SEC Alleges Insider Trading by Two Friends in Advance of the Acquisition of The Shaw Group Inc.

On April 3, the Securities and Exchange Commission brought a lawsuit against Walter Wagner and Alexander Osborn, alleging that the two friends realized almost $1 million in profits by illegally trading securities of The Shaw Group Inc. in advance of its acquisition by Chicago Bridge & Iron Company, N.V. 

According to the SEC, Wagner received material, non-public information about the acquisition from his former classmate John Femenia, an associate at a large investment bank, who learned of the transaction in the course of his employment.
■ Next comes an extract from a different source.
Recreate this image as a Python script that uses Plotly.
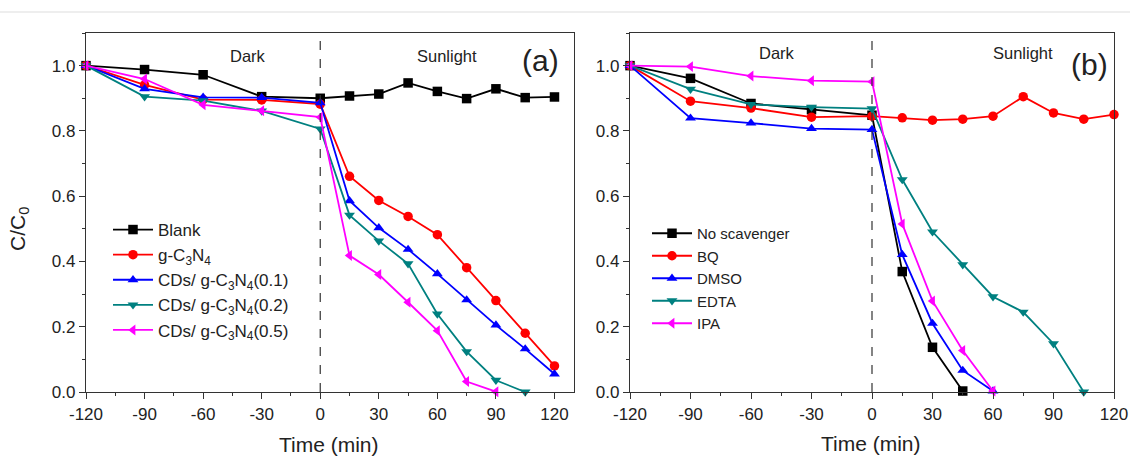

The SEC alleged that Wagner traded on the tip and purchased Shaw equity and short-term call options, and that Wagner tipped his friend Osborn, who then did the same.   

On July 30, 2012, after Chicago Bridge announced its agreement to acquire Shaw, Shaw’s stock price increased 55 percent over the prior day’s closing price. The complaint asserts that Wagner and Osborn then sold their Shaw equities and call options and reaped profits of $517,784 and $439,830, respectively.   
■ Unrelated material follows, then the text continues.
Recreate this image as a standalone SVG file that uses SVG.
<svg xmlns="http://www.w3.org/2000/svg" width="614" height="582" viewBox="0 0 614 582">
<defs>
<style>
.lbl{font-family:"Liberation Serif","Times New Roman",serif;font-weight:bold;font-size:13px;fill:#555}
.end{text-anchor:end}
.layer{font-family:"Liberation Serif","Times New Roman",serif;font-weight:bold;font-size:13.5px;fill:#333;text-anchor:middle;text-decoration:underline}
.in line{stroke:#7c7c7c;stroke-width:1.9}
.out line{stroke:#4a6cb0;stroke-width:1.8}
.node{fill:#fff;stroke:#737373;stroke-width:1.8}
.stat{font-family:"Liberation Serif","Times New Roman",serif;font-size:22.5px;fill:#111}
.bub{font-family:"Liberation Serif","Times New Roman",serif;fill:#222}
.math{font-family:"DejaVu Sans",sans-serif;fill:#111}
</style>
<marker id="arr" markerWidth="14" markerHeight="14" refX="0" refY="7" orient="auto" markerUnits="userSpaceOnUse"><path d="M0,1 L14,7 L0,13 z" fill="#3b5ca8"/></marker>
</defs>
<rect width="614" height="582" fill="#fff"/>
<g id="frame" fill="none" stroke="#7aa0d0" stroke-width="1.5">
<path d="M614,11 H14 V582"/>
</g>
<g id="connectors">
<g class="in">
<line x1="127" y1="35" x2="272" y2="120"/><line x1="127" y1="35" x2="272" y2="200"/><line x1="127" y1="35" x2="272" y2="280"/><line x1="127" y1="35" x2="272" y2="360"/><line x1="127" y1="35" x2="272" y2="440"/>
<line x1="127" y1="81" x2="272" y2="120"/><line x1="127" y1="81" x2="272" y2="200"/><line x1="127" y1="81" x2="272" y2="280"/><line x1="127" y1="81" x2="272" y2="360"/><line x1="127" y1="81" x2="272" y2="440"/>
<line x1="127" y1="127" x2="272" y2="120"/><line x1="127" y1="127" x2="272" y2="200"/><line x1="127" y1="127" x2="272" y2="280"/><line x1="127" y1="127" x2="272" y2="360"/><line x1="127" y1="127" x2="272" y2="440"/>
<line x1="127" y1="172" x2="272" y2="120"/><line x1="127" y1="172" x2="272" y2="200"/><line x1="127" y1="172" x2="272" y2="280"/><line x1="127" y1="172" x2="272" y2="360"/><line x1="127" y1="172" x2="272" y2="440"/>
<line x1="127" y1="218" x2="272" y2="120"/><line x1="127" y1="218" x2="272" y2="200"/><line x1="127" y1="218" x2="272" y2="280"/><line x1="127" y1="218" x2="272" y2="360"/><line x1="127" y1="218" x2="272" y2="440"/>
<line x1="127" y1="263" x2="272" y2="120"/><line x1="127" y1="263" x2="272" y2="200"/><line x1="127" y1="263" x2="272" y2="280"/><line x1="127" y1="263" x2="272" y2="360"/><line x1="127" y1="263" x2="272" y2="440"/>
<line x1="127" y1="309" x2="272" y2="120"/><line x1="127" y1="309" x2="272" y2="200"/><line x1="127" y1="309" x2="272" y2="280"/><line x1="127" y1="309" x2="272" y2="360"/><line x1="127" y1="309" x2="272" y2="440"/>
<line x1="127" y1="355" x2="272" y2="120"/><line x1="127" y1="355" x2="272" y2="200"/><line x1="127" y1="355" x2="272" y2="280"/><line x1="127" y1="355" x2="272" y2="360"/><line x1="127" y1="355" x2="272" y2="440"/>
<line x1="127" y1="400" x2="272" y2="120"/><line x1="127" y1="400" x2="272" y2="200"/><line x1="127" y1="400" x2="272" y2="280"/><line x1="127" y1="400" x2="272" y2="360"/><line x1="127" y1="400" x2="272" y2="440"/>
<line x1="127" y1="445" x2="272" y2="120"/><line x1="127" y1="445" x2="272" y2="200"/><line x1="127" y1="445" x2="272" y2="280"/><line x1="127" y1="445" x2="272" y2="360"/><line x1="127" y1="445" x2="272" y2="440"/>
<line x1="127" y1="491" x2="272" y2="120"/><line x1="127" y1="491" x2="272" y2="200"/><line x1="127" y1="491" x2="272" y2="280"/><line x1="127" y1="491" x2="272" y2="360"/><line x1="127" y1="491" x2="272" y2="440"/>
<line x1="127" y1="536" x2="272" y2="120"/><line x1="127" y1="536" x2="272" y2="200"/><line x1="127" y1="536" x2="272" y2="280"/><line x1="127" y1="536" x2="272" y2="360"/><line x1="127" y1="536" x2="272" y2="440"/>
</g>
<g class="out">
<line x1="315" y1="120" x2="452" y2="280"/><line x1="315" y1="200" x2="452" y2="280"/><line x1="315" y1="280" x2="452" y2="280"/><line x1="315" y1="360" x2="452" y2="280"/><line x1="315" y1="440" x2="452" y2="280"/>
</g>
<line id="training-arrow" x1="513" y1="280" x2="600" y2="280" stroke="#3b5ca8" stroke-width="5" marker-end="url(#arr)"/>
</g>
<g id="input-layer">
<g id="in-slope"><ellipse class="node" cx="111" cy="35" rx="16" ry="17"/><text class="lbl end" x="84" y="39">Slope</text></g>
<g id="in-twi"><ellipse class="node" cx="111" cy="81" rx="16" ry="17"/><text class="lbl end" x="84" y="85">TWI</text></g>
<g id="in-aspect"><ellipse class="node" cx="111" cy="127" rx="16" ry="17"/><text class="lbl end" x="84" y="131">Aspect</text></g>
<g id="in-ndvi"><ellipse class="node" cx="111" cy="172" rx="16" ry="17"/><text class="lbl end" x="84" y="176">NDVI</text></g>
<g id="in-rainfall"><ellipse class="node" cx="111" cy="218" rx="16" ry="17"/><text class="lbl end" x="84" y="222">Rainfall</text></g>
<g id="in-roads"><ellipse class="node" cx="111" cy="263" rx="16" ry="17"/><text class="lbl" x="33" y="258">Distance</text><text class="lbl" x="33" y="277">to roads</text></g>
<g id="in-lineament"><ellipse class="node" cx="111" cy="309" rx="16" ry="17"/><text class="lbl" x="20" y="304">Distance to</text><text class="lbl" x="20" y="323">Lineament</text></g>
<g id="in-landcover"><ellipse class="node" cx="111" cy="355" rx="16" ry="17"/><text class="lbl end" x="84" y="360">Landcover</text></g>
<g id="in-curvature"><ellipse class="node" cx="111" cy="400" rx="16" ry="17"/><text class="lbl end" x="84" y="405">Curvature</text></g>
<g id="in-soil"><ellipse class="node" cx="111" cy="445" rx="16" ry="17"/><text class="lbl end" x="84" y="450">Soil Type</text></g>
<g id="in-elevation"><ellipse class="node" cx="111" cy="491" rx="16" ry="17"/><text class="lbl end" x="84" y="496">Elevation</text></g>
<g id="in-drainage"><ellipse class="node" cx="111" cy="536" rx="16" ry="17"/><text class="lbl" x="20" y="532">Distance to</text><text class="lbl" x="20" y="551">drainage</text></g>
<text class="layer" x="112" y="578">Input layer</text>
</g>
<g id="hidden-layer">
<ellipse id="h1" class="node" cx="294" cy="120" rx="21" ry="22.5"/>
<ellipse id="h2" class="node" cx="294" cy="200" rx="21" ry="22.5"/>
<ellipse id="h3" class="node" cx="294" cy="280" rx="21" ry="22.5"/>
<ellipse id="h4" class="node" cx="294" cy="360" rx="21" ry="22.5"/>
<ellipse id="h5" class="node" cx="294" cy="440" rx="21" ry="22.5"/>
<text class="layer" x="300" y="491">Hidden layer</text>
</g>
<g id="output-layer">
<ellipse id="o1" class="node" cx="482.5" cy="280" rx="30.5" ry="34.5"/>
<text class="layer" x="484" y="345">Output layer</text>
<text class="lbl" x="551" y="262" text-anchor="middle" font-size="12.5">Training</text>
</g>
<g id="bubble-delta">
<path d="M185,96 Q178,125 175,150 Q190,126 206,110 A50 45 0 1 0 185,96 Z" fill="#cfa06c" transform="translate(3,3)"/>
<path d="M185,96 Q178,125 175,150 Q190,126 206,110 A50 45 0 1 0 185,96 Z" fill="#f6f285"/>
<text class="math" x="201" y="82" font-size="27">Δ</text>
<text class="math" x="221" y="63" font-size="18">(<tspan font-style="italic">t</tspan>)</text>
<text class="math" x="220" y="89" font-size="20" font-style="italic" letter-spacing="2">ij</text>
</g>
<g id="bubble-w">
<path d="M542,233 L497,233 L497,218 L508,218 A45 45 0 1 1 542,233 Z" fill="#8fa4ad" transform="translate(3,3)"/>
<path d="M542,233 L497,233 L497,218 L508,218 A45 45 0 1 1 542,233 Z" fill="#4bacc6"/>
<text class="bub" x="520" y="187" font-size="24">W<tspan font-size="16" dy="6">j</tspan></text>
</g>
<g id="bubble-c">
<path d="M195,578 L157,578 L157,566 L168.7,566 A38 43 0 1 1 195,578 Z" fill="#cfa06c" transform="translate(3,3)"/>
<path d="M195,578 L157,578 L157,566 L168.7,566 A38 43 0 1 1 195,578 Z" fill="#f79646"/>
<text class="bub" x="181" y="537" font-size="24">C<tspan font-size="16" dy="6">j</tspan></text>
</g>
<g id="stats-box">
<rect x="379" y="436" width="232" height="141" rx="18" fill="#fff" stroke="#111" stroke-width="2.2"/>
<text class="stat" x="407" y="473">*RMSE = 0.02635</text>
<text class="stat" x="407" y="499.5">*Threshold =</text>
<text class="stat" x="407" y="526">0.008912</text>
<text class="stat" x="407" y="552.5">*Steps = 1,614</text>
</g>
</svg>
The SEC alleged that the acts violate Section 10(b) of the Securities Exchange Act of 1934 and Rule 10b-5 thereunder. Wagner agreed to settle by disgorging his illicit profit plus interest, paying a civil penalty to be determined at a later date, and consenting to an injunction against further violations. The SEC litigation against Osborn is ongoing. 

Securities and Exchange Commission v. Wagner, C.A. No. 8:14-cv-01036 (D. Md. Apr. 3, 2014).

DISCLAIMER: Because of the generality of this update, the information provided herein may not be applicable in all situations and should not be acted upon without specific legal advice based on particular situations.